The snowfall was higher than my 9" tall dog Jazz. When we looked out the back window and saw that there was yet another 12 inches of snow on top of the 8-inch base we both felt defeated. This new light fluff was lovely but not for my short legged pup Jazz. Her morning constitution was yet again disrupted by weather and that wasn't the worst of it. When I took her out to the street -- she was shocked and pained by the salted sidewalk -- gravely wet dirt and muddy winter melted mess on the "cleared" area.
Winter was miserable for Jazz and it took a toll on her hair. Like most women how Jazz's hair looks matters. You see her hair is her calling card. Jazz gets invited onto friends' couches, she's welcomed on sleepovers and is the favorite pup of even my non-dog lovin friends because -- I hate to be so superficial but... when she looks good she's way more welcomed in.
Jazz does not have fur -- she has hair and and that's what makes it so temperamental. Yes, she has a lovely personality, and her breath is not offensive, her eyes don't have goobers and her nails are never too sharp -- but that's not enough. Not even her ability to hear and respond to every command gets her couch status. She has an exceptionally high EQ, her Emotional Intelligence rating is off the charts. But truly, it's her hair that gets her the most attention.

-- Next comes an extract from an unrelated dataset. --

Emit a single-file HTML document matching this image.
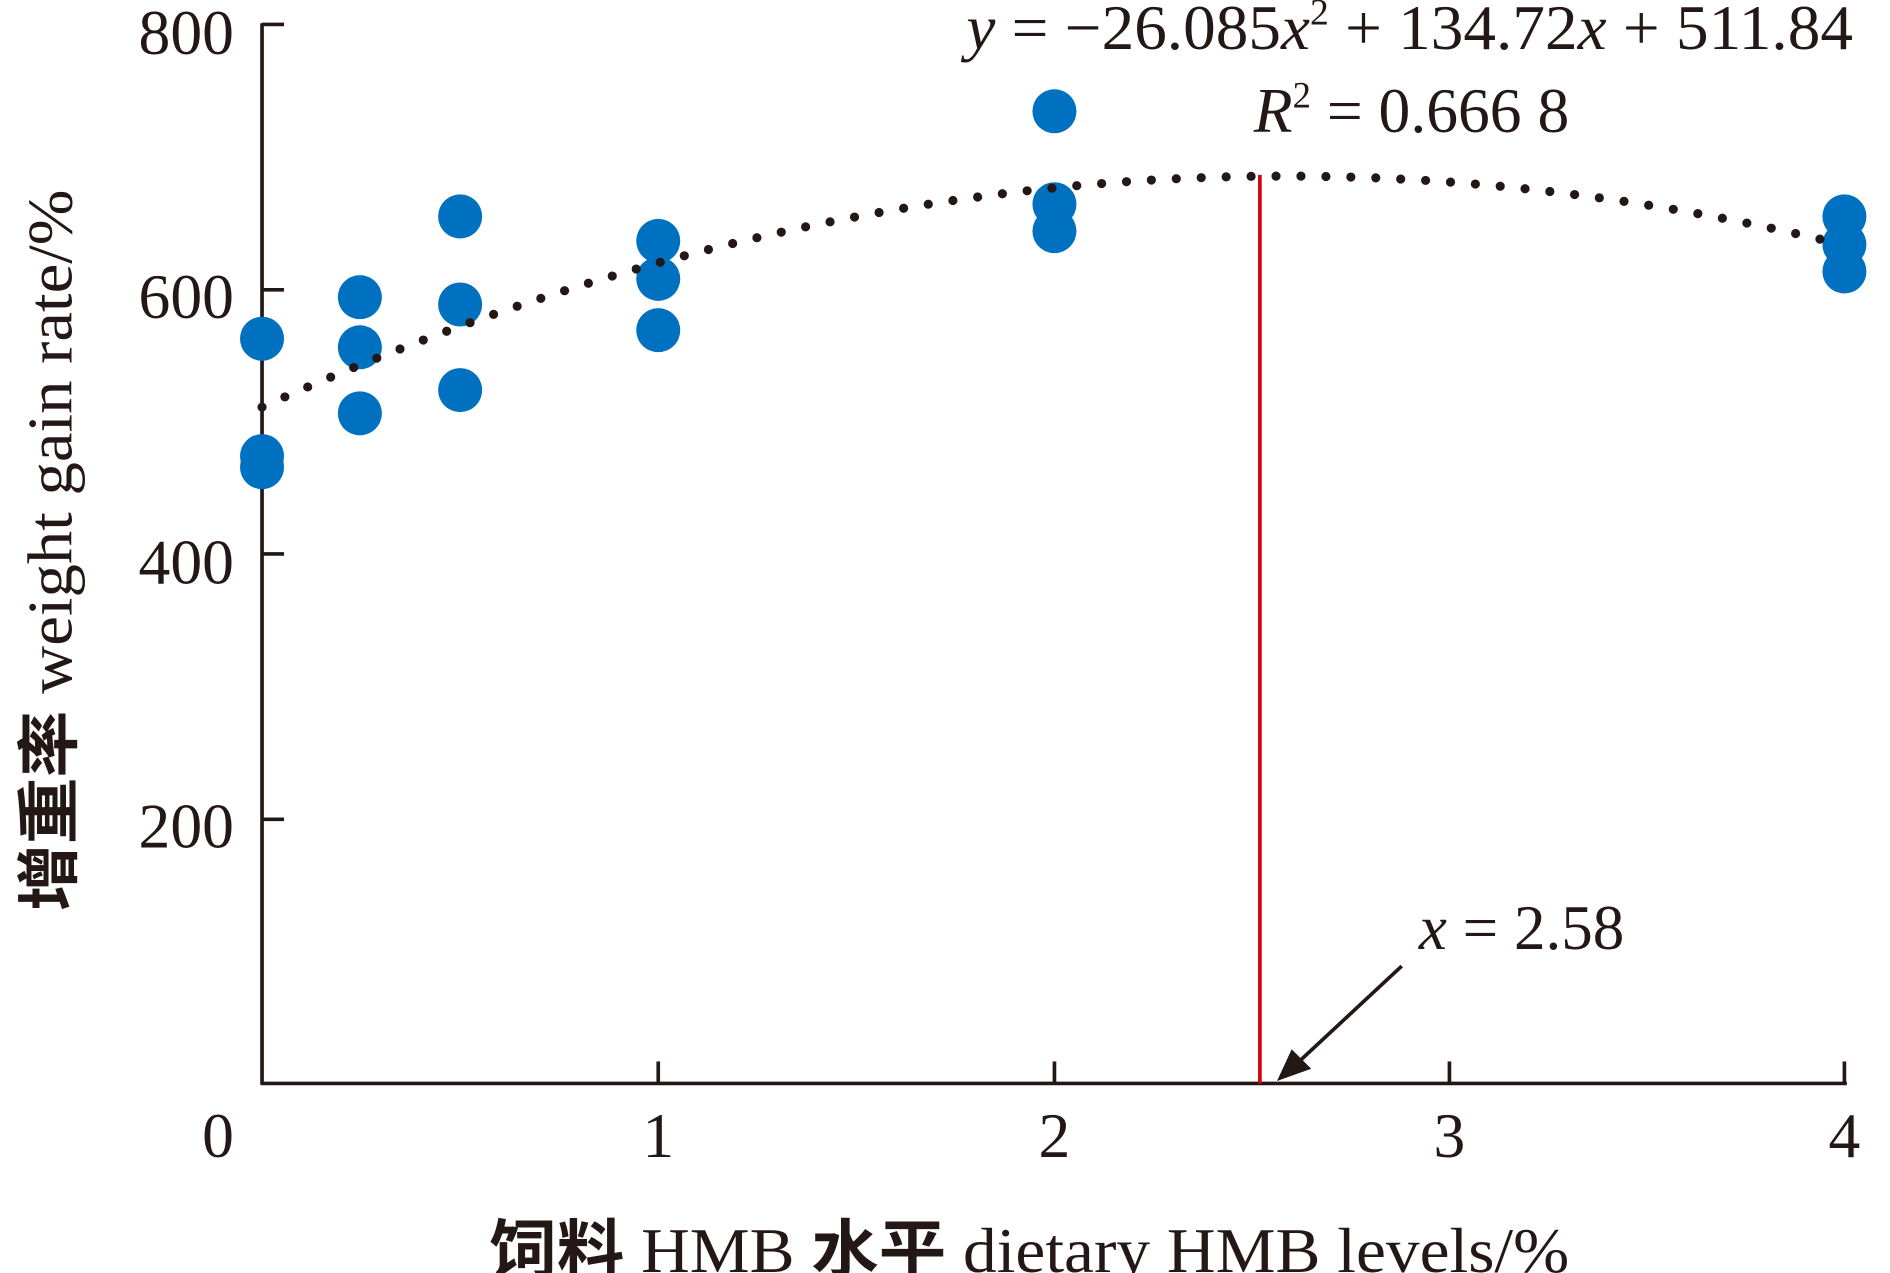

The snow dried in dirty clumps all winter on her normally unshaved legs. No matter how many baths I gave her, she looked dirty. Even after a good grooming -- within hours -- she was disheveled. One evening at a book club gathering -- my normally welcoming friends did not summon her onto their laps. She was sad -- I could tell. "Get down" was most of what she heard. Not the normal "You are the cutest -- you are my favorite pup"
The winter was tough on Jazz and what it came down to -- was partially the weather -- but mostly because the miserable dampness and snowfall took it's toll on her hair.
Jazz is a perfect blond -- one that Clairol has tried to imitate with their "Clairol #5 Medium Natural Blonde" Many a woman has snapped a photo of her for their colorist to mimic.
Jazz's hair when perfectly blown -- not poofed but "piecey" and soft, sans frizz -- gives her face a shape that is irresistibly kissable. Her trims are best as a puppy cut despite her nine years, because any variation makes her look too snouty and pointy. When the groomer gets in too close to her nose and doesn't leave enough around her chin -- why she looks and frankly acts a bit snarly and older. Softness around the mouth brings her smile on and attracts more attention and welcome patting from strangers.
Jazz looks younger with the right haircut. She looks friendlier and more approachable with a good facial trim. Jazz looks like a natural girl - and is more easily accepted by big dog lovers when her hair is naturally shaggy and not poofed like those foo foo poodles.
Jazz goes on 3 to 5 mile runs with me a couple times a week but seems to prefer walking now that she's hit her later 50s (9 years old). Her figure is still lovely and too much mid body poof can add an extra few pounds to her look. Too much shaving renders her -- dare I say -- rodent like.
Hey, it's a dance this hair thing. Don't we know it ladies.